Incentivados pelo discurso de Bolsonaro, fazendeiros da região Norte do Brasil articularam, naquela data, uma ação organizada para desmatar, com fogo, áreas florestais visadas para a grilagem. De acordo com o dossiê recém lançado, no entanto, a prática segue ininterrupta.
O documento aponta que algumas das áreas devastadas na ocasião, como o Projeto de Desenvolvimento Sustentável (PDS) Terra Nossa, no Pará, continuam sendo “invadidas por grileiros e gerando conflitos agrários mesmo sendo uma terra destinada, por lei, à Reforma Agrária”.

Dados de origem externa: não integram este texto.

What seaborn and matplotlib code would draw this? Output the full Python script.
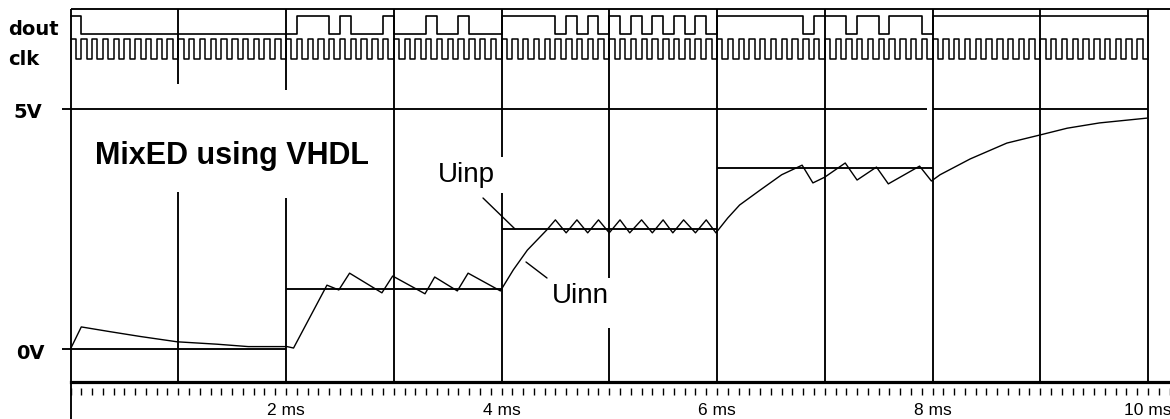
import numpy as np
import matplotlib
matplotlib.use("Agg")
import matplotlib.pyplot as plt
import seaborn as sns

# ---------------- data ----------------
ms_ticks = [0, 1, 2, 3, 4, 5, 6, 7, 8, 9, 10]
tick_labels = ["", "", "2 ms", "", "4 ms", "", "6 ms", "", "8 ms", "", "10 ms"]

bit_period_ms = 0.1
dout_bits = ("1000000000" "0000000000" "0111010001" "0001001000" "1111101010"
             "1010101010" "1111111101" "1101101110" "1111111111" "1111111111")

clk_half_period_ms = 0.05
clk_levels = [1, 0] * 100

uinp_start = [0, 2, 4, 6, 8]
uinp_end = [2, 4, 6, 8, 10]
uinp_volts = [0.0, 1.24, 2.49, 3.77, 5.0]

uinn_t = [0.00, 0.10, 0.37, 0.65, 0.99, 1.36, 1.65, 2.01, 2.07,
          2.38, 2.49, 2.59, 2.89, 2.99, 3.29, 3.38, 3.59, 3.69, 3.99,
          4.11, 4.24, 4.42, 4.50, 4.60, 4.70, 4.80, 4.90, 5.00, 5.10,
          5.19, 5.30, 5.40, 5.50, 5.59, 5.69, 5.80, 5.90, 5.99,
          6.10, 6.21, 6.40, 6.60, 6.79, 6.89, 7.00, 7.19, 7.30, 7.48,
          7.59, 7.88, 7.99,
          8.07, 8.35, 8.69, 9.00, 9.25, 9.55, 9.99]
uinn_v = [0.00, 0.46, 0.36, 0.26, 0.15, 0.10, 0.05, 0.05, 0.02,
          1.33, 1.23, 1.58, 1.17, 1.52, 1.15, 1.50, 1.21, 1.58, 1.21,
          1.65, 2.06, 2.48, 2.69, 2.42, 2.69, 2.42, 2.69, 2.42, 2.69,
          2.42, 2.69, 2.42, 2.69, 2.42, 2.69, 2.42, 2.69, 2.42,
          2.73, 3.00, 3.31, 3.63, 3.83, 3.46, 3.58, 3.875, 3.52, 3.79,
          3.44, 3.81, 3.50,
          3.63, 3.96, 4.29, 4.46, 4.60, 4.71, 4.81]

# ---------------- layout helpers (pixel -> data) ----------------
W, H, DPI = 1170, 419, 100
X0_PX, PX_PER_MS = 70.5, 107.75
Y0_PX, PX_PER_V = 349.0, 48.0


def tx(px):
    return (px - X0_PX) / PX_PER_MS


def vy(py):
    return (Y0_PX - py) / PX_PER_V


sns.set_theme(style="white")
plt.rcParams["font.family"] = ["Liberation Sans", "DejaVu Sans"]

fig = plt.figure(figsize=(W / DPI, H / DPI), dpi=DPI)
ax = fig.add_axes([0, 0, 1, 1])
ax.set_xlim(tx(0), tx(W))
ax.set_ylim(vy(H), vy(0))
ax.set_facecolor("white")

K = "black"
LW = 1.35

# top frame line
ax.hlines(vy(9), 0, tx(W), color=K, lw=LW)

# vertical grid lines (with gaps as in the reference)
grid_gaps = {0: [(9, 419)], 1: [(9, 84), (192, 382)], 2: [(9, 90), (198, 382)],
             4: [(9, 157), (193, 382)], 5: [(9, 278), (328, 382)]}
for m in ms_ticks:
    for (a, b) in grid_gaps.get(m, [(9, 382)]):
        ax.vlines(m, vy(b), vy(a), color=K, lw=LW)

# minor ticks below axis
minor = [round(v, 1) for v in np.arange(0, 10.25, 0.1)]
ax.vlines(minor, vy(395), vy(388), color=K, lw=1.0)

# x axis (bottom spine at data position)
for s in ["top", "left", "right"]:
    ax.spines[s].set_visible(False)
ax.spines["bottom"].set_position(("data", vy(382)))
ax.spines["bottom"].set_bounds(0, tx(W))
ax.spines["bottom"].set_linewidth(2.3)
ax.spines["bottom"].set_color(K)
ax.set_yticks([])
ax.set_xticks(ms_ticks)
ax.set_xticklabels(tick_labels)
ax.tick_params(axis="x", direction="out", length=13 * 0.72, width=1.0,
               colors=K, pad=6, labelsize=12.5)
for lab in ax.get_xticklabels():
    lab.set_fontfamily(["Liberation Sans Narrow", "DejaVu Sans Condensed", "Liberation Sans"])

# reference lines 5V / 0V stubs
ax.hlines(vy(109), tx(62), tx(927), color=K, lw=LW)
ax.hlines(0, tx(62), 0, color=K, lw=LW)

# Uinp staircase
ax.hlines(uinp_volts, uinp_start, uinp_end, color=K, lw=LW)

# Uinn curve
sns.lineplot(x=uinn_t, y=uinn_v, ax=ax, color=K, lw=1.0,
             estimator=None, sort=False)

# digital traces
DOUT_HI, DOUT_LO = vy(16), vy(34.5)
CLK_HI, CLK_LO = vy(39), vy(59.5)
bits = [int(c) for c in dout_bits]
t_d = [k * bit_period_ms for k in range(len(bits))] + [len(bits) * bit_period_ms]
y_d = [DOUT_LO + (DOUT_HI - DOUT_LO) * b for b in bits + [bits[-1]]]
sns.lineplot(x=t_d, y=y_d, ax=ax, color=K, lw=1.2, drawstyle="steps-post",
             estimator=None, sort=False)

t_c = [k * clk_half_period_ms for k in range(len(clk_levels))] + \
      [len(clk_levels) * clk_half_period_ms]
y_c = [CLK_LO + (CLK_HI - CLK_LO) * b for b in clk_levels + [clk_levels[-1]]]
sns.lineplot(x=t_c, y=y_c, ax=ax, color=K, lw=1.1, drawstyle="steps-post",
             estimator=None, sort=False)

# labels
bold_small = dict(fontfamily=["DejaVu Sans"], fontweight="bold", fontsize=14,
                  color=K, ha="left", va="baseline")
ax.text(tx(8), vy(35), "dout", **bold_small)
ax.text(tx(8), vy(65), "clk", **bold_small)
ax.text(tx(13), vy(118), "5V", **bold_small)
ax.text(tx(16), vy(359), "0V", **bold_small)

ax.text(tx(95), vy(164), "MixED using VHDL", fontfamily=["Liberation Sans"],
        fontweight="bold", fontsize=22, color=K, ha="left", va="baseline")
ax.text(tx(438), vy(182), "Uinp", fontfamily=["Liberation Sans"], fontsize=20,
        color=K, ha="left", va="baseline")
ax.text(tx(552), vy(303), "Uinn", fontfamily=["Liberation Sans"], fontsize=20,
        color=K, ha="left", va="baseline")

# leader lines
ax.plot([tx(483), tx(515)], [vy(198), vy(229)], color=K, lw=1.0)
ax.plot([tx(526), tx(547)], [vy(262), vy(278)], color=K, lw=1.0)

fig.savefig("out.png", dpi=DPI, facecolor="white")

Segundo texto assinado pelos advogados e membros da CPT José Raimundo de Santana e Raione Lima Campos, somente neste assentamento paraense quatro lideranças já foram assassinadas. “A cada ano os focos de incêndio aumentam e a recorrência são os mesmos locais em que existe forte atuação do agronegócio”, salientam.
“A cadeia do agro utiliza o fogo de forma direta ou indiretamente associada a processos de desmatamento e grilagem, buscando consolidar a expansão da fronteira agrícola”, constata o dossiê, caracterizando os incêndios florestais como vetores da devastação ambiental e, ao mesmo tempo, como arma para expulsar os povos de seus territórios.